Time Out Melbourne never writes starred reviews from hosted experiences – Time Out covers restaurant and bar bills for reviews so that readers can trust our critique.
In music, the list of cover versions that are better than the original is strikingly short, but those on the list tend to be a radical reinterpretation rather than a tepid rehash. The old Hotel Esplanade wore its shabbiness and grunge proudly, like a tattered T-shirt of a favourite band, but the team at Sand Hill Road (Garden State, Prahran Hotel) did more than just give the place a lick of paint when it took over in 2017. The group closed the place for over a year and undertook a $15 million rebuild.

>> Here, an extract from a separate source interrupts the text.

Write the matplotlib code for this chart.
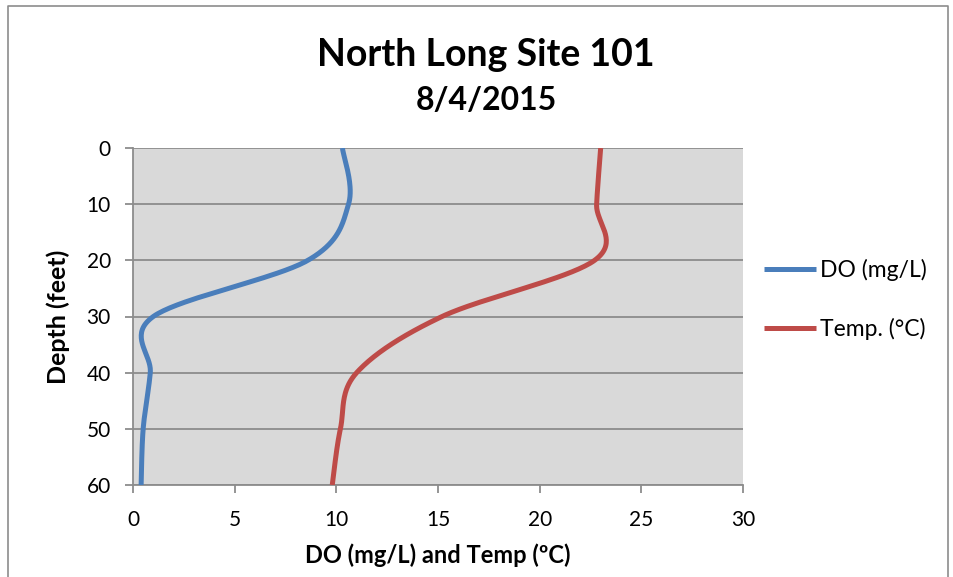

Up-and-coming bands playing in the corner of the Espy’s front bar may have tried to raise the roof in the past but it was Sandhill Hill Road that cracked it right open replacing the tiles and wood with glass and letting the sunshine in to what was a proudly stingily lit space. The famously adhesive carpet is gone too replaced by terrazzo tiles and the only greenery to be found is hanging from the ceiling in leafy tendrils. Patches of exposed brick stop things from looking too shiny but this is a light, bright space now.
The old Main Bar seemed to turn its back to the sunny seaside location where it has stood grandly since 1878, whereas the new bar feels like a permanent summer garden party with a young crowd queuing around the block to get in in the warmer weather. Cocktails like a Seaside Spritz and Seaberry Fix keep things feeling coastal and a Double-Barrel Margarita shows off the bartending skills with a mash-up of a classic Margarita and a Tommy’s, mixing Herradura Plata tequila with agave and fresh lime. The popular barrel-aged Negroni comes premade and is also available for takeaway and the best place to enjoy all these is still the huge bay window to the right of the bar where you can watch St Kilda life parade by.
The menu is pub classics turned up to 11 with chicken schnitzel coming with a cabbage slaw and garlic butter and a rotisserie chicken with shallot gravy besides regulars like fish and chips and a parma. Snacks run from a cheeseburger to a slipper lobster roll with Marie Rose mayo but when the bar get extra busy (weekdays 3-5pm; weekends after 9.30pm) it’s a pizza-only menu with a range of classic toppings and more unusual offerings like mushroom ragù. Service can be a tad brusque but keeps up with the high volume of orders.
The redone Espy has 12 bars over five floors and has opened up parts of the hotel that were once reserved for St Kilda’s pigeons to relieve themselves in, revealing places in the grand dame that were previously hidden to punters. But the key to it attracting a keen new crowd while keeping the love of the old Espy crew was being bold in the renovation but nodding to the past; keeping the Gershwin band room unchanged (save for some new audio equipment) and clever collabs like the Four Pillars “Sticky Carpet” gin. A definite contender for a cover better than the original.